[Material]

·····

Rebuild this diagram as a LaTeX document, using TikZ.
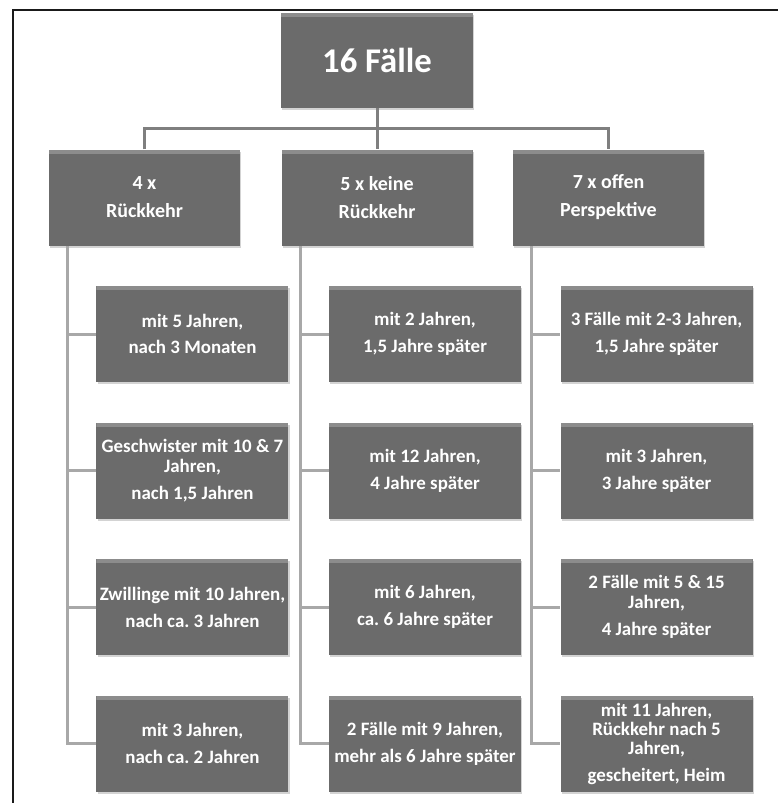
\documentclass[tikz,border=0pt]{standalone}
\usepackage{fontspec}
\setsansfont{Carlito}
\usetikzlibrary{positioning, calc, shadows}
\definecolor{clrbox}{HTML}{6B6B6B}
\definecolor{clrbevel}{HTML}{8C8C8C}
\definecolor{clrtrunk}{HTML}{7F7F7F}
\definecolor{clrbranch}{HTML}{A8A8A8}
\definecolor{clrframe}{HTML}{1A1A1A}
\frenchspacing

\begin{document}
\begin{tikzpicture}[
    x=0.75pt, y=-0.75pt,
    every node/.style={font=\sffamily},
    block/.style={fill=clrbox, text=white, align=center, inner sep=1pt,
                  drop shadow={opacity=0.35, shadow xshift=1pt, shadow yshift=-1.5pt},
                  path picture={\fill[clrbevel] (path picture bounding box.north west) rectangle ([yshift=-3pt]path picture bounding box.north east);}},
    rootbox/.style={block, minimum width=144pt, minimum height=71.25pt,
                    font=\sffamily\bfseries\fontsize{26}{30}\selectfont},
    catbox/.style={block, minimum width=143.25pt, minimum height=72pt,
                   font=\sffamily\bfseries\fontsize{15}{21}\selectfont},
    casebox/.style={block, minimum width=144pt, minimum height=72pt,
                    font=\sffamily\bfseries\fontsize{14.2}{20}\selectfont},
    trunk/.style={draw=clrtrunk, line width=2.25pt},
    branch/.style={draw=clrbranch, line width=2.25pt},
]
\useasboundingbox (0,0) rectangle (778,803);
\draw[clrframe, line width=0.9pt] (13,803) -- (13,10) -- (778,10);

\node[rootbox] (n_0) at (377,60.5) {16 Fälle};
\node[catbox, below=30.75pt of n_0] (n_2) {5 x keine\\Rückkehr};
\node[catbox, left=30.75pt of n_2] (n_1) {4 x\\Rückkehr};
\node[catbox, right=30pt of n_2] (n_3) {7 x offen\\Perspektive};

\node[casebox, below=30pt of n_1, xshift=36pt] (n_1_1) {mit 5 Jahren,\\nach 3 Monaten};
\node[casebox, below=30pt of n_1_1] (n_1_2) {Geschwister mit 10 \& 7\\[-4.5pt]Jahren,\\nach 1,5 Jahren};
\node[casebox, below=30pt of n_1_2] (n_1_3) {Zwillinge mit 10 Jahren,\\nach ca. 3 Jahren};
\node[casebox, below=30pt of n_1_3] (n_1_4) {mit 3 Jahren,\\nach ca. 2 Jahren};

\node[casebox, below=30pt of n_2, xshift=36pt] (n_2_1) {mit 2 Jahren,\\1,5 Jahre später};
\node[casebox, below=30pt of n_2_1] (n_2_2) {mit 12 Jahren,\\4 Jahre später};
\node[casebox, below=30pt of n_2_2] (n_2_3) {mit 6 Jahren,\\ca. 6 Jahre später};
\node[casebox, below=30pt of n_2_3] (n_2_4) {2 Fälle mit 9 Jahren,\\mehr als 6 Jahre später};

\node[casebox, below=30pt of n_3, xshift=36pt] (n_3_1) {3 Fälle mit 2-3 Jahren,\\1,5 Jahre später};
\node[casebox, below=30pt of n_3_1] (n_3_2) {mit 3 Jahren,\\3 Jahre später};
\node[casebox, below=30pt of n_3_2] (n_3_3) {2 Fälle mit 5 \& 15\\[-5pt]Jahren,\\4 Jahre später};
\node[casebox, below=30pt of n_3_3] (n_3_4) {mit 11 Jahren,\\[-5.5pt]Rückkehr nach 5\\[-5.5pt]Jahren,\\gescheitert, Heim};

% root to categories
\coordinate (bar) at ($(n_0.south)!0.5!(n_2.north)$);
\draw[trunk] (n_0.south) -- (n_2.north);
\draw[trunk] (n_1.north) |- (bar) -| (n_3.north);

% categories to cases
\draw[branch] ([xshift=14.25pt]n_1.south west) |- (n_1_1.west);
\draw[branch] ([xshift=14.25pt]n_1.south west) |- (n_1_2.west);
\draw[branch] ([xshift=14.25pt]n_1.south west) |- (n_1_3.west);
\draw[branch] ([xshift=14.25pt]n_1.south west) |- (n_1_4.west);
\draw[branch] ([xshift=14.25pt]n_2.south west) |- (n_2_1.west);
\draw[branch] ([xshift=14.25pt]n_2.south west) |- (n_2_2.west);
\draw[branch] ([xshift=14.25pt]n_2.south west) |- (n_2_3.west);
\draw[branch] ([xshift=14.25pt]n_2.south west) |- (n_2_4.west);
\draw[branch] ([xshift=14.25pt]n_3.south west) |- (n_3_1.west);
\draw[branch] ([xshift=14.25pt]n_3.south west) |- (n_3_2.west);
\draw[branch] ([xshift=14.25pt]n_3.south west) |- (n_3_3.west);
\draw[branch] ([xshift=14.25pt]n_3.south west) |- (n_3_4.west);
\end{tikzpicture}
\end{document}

·····

[What to work on]
Every line from the top of the material above through the line with "below=30pt of n_1_3]" should be duplicated exactly, please; leave out the pictures.

[Correct answer]
Rebuild this diagram as a LaTeX document, using TikZ.
\documentclass[tikz,border=0pt]{standalone}
\usepackage{fontspec}
\setsansfont{Carlito}
\usetikzlibrary{positioning, calc, shadows}
\definecolor{clrbox}{HTML}{6B6B6B}
\definecolor{clrbevel}{HTML}{8C8C8C}
\definecolor{clrtrunk}{HTML}{7F7F7F}
\definecolor{clrbranch}{HTML}{A8A8A8}
\definecolor{clrframe}{HTML}{1A1A1A}
\frenchspacing

\begin{document}
\begin{tikzpicture}[
    x=0.75pt, y=-0.75pt,
    every node/.style={font=\sffamily},
    block/.style={fill=clrbox, text=white, align=center, inner sep=1pt,
                  drop shadow={opacity=0.35, shadow xshift=1pt, shadow yshift=-1.5pt},
                  path picture={\fill[clrbevel] (path picture bounding box.north west) rectangle ([yshift=-3pt]path picture bounding box.north east);}},
    rootbox/.style={block, minimum width=144pt, minimum height=71.25pt,
                    font=\sffamily\bfseries\fontsize{26}{30}\selectfont},
    catbox/.style={block, minimum width=143.25pt, minimum height=72pt,
                   font=\sffamily\bfseries\fontsize{15}{21}\selectfont},
    casebox/.style={block, minimum width=144pt, minimum height=72pt,
                    font=\sffamily\bfseries\fontsize{14.2}{20}\selectfont},
    trunk/.style={draw=clrtrunk, line width=2.25pt},
    branch/.style={draw=clrbranch, line width=2.25pt},
]
\useasboundingbox (0,0) rectangle (778,803);
\draw[clrframe, line width=0.9pt] (13,803) -- (13,10) -- (778,10);

\node[rootbox] (n_0) at (377,60.5) {16 Fälle};
\node[catbox, below=30.75pt of n_0] (n_2) {5 x keine\\Rückkehr};
\node[catbox, left=30.75pt of n_2] (n_1) {4 x\\Rückkehr};
\node[catbox, right=30pt of n_2] (n_3) {7 x offen\\Perspektive};

\node[casebox, below=30pt of n_1, xshift=36pt] (n_1_1) {mit 5 Jahren,\\nach 3 Monaten};
\node[casebox, below=30pt of n_1_1] (n_1_2) {Geschwister mit 10 \& 7\\[-4.5pt]Jahren,\\nach 1,5 Jahren};
\node[casebox, below=30pt of n_1_2] (n_1_3) {Zwillinge mit 10 Jahren,\\nach ca. 3 Jahren};
\node[casebox, below=30pt of n_1_3] (n_1_4) {mit 3 Jahren,\\nach ca. 2 Jahren};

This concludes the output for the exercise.